DATA SEGMENT -
☆ ☆ ☆ ☆ ☆

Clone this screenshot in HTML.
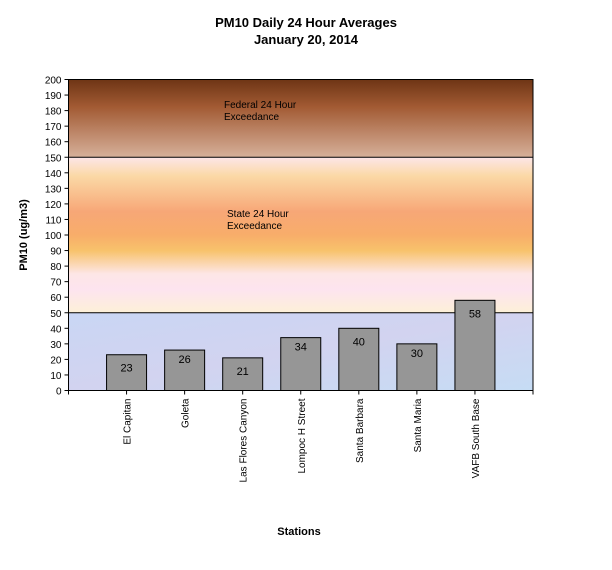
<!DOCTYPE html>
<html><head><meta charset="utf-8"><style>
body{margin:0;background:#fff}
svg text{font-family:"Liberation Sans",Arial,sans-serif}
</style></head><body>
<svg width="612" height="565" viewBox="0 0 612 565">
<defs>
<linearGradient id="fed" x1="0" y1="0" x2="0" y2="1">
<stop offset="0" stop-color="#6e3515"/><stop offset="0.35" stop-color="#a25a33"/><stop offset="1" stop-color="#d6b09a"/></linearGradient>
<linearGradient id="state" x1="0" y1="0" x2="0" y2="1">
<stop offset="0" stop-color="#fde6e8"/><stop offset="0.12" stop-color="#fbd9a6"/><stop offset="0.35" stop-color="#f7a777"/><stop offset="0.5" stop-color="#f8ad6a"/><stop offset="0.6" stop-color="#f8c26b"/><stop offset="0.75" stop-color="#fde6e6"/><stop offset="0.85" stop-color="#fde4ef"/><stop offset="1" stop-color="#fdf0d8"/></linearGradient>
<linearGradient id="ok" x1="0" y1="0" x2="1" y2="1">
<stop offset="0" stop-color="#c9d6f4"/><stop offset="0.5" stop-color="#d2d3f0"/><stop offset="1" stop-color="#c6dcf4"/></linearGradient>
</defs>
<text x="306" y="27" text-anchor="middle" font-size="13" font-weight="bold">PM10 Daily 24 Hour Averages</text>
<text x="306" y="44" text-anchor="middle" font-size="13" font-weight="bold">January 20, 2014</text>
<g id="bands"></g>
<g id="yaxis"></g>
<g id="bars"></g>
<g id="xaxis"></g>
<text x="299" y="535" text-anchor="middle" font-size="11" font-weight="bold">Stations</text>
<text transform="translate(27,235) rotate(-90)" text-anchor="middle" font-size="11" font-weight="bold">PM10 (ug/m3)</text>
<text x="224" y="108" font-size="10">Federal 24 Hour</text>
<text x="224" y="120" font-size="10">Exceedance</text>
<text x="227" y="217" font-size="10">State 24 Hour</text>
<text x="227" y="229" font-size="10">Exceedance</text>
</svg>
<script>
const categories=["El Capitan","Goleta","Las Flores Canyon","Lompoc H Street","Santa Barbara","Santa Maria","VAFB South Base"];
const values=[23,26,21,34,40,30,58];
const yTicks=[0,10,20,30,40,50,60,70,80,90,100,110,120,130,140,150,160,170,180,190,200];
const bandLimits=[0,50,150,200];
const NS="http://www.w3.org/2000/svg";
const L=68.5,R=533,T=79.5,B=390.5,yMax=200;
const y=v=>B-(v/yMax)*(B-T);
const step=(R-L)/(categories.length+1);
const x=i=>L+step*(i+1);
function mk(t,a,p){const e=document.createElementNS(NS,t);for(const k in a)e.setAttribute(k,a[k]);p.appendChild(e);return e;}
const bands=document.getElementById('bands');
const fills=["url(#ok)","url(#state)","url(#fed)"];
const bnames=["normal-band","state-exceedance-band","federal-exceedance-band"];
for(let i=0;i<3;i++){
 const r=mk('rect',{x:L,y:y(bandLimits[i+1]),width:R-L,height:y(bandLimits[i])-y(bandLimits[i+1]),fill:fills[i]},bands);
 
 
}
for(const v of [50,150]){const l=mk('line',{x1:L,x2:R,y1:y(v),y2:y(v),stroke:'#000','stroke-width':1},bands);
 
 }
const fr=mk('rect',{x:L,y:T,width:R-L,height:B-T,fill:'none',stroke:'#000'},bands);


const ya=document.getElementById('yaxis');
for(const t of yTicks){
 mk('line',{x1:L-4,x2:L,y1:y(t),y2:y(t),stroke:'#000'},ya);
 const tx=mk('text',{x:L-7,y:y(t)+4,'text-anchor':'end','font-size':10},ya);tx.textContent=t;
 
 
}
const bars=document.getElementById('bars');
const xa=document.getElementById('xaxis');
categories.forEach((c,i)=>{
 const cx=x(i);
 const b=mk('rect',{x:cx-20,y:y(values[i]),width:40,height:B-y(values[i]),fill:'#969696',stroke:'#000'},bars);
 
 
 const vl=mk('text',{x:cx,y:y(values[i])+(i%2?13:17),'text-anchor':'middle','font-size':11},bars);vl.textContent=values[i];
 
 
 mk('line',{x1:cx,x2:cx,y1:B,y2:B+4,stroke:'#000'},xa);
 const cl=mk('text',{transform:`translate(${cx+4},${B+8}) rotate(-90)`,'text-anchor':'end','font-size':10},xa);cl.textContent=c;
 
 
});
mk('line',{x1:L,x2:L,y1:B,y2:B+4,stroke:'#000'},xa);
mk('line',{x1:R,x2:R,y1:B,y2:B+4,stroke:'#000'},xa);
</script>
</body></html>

☆ ☆ ☆ ☆ ☆

WHAT IS ASKED -
Copy all the lines of data exactly as they appear, dropping any images.

SOLUTION BELOW -
Clone this screenshot in HTML.
<!DOCTYPE html>
<html><head><meta charset="utf-8"><style>
body{margin:0;background:#fff}
svg text{font-family:"Liberation Sans",Arial,sans-serif}
</style></head><body>
<svg width="612" height="565" viewBox="0 0 612 565">
<defs>
<linearGradient id="fed" x1="0" y1="0" x2="0" y2="1">
<stop offset="0" stop-color="#6e3515"/><stop offset="0.35" stop-color="#a25a33"/><stop offset="1" stop-color="#d6b09a"/></linearGradient>
<linearGradient id="state" x1="0" y1="0" x2="0" y2="1">
<stop offset="0" stop-color="#fde6e8"/><stop offset="0.12" stop-color="#fbd9a6"/><stop offset="0.35" stop-color="#f7a777"/><stop offset="0.5" stop-color="#f8ad6a"/><stop offset="0.6" stop-color="#f8c26b"/><stop offset="0.75" stop-color="#fde6e6"/><stop offset="0.85" stop-color="#fde4ef"/><stop offset="1" stop-color="#fdf0d8"/></linearGradient>
<linearGradient id="ok" x1="0" y1="0" x2="1" y2="1">
<stop offset="0" stop-color="#c9d6f4"/><stop offset="0.5" stop-color="#d2d3f0"/><stop offset="1" stop-color="#c6dcf4"/></linearGradient>
</defs>
<text x="306" y="27" text-anchor="middle" font-size="13" font-weight="bold">PM10 Daily 24 Hour Averages</text>
<text x="306" y="44" text-anchor="middle" font-size="13" font-weight="bold">January 20, 2014</text>
<g id="bands"></g>
<g id="yaxis"></g>
<g id="bars"></g>
<g id="xaxis"></g>
<text x="299" y="535" text-anchor="middle" font-size="11" font-weight="bold">Stations</text>
<text transform="translate(27,235) rotate(-90)" text-anchor="middle" font-size="11" font-weight="bold">PM10 (ug/m3)</text>
<text x="224" y="108" font-size="10">Federal 24 Hour</text>
<text x="224" y="120" font-size="10">Exceedance</text>
<text x="227" y="217" font-size="10">State 24 Hour</text>
<text x="227" y="229" font-size="10">Exceedance</text>
</svg>
<script>
const categories=["El Capitan","Goleta","Las Flores Canyon","Lompoc H Street","Santa Barbara","Santa Maria","VAFB South Base"];
const values=[23,26,21,34,40,30,58];
const yTicks=[0,10,20,30,40,50,60,70,80,90,100,110,120,130,140,150,160,170,180,190,200];
const bandLimits=[0,50,150,200];
const NS="http://www.w3.org/2000/svg";
const L=68.5,R=533,T=79.5,B=390.5,yMax=200;
const y=v=>B-(v/yMax)*(B-T);
const step=(R-L)/(categories.length+1);
const x=i=>L+step*(i+1);
function mk(t,a,p){const e=document.createElementNS(NS,t);for(const k in a)e.setAttribute(k,a[k]);p.appendChild(e);return e;}
const bands=document.getElementById('bands');
const fills=["url(#ok)","url(#state)","url(#fed)"];
const bnames=["normal-band","state-exceedance-band","federal-exceedance-band"];
for(let i=0;i<3;i++){
 const r=mk('rect',{x:L,y:y(bandLimits[i+1]),width:R-L,height:y(bandLimits[i])-y(bandLimits[i+1]),fill:fills[i]},bands);
 
 
}
for(const v of [50,150]){const l=mk('line',{x1:L,x2:R,y1:y(v),y2:y(v),stroke:'#000','stroke-width':1},bands);
 
 }
const fr=mk('rect',{x:L,y:T,width:R-L,height:B-T,fill:'none',stroke:'#000'},bands);


const ya=document.getElementById('yaxis');
for(const t of yTicks){
 mk('line',{x1:L-4,x2:L,y1:y(t),y2:y(t),stroke:'#000'},ya);
 const tx=mk('text',{x:L-7,y:y(t)+4,'text-anchor':'end','font-size':10},ya);tx.textContent=t;
 
 
}
const bars=document.getElementById('bars');
const xa=document.getElementById('xaxis');
categories.forEach((c,i)=>{
 const cx=x(i);
 const b=mk('rect',{x:cx-20,y:y(values[i]),width:40,height:B-y(values[i]),fill:'#969696',stroke:'#000'},bars);
 
 
 const vl=mk('text',{x:cx,y:y(values[i])+(i%2?13:17),'text-anchor':'middle','font-size':11},bars);vl.textContent=values[i];
 
 
 mk('line',{x1:cx,x2:cx,y1:B,y2:B+4,stroke:'#000'},xa);
 const cl=mk('text',{transform:`translate(${cx+4},${B+8}) rotate(-90)`,'text-anchor':'end','font-size':10},xa);cl.textContent=c;
 
 
});
mk('line',{x1:L,x2:L,y1:B,y2:B+4,stroke:'#000'},xa);
mk('line',{x1:R,x2:R,y1:B,y2:B+4,stroke:'#000'},xa);
</script>
</body></html>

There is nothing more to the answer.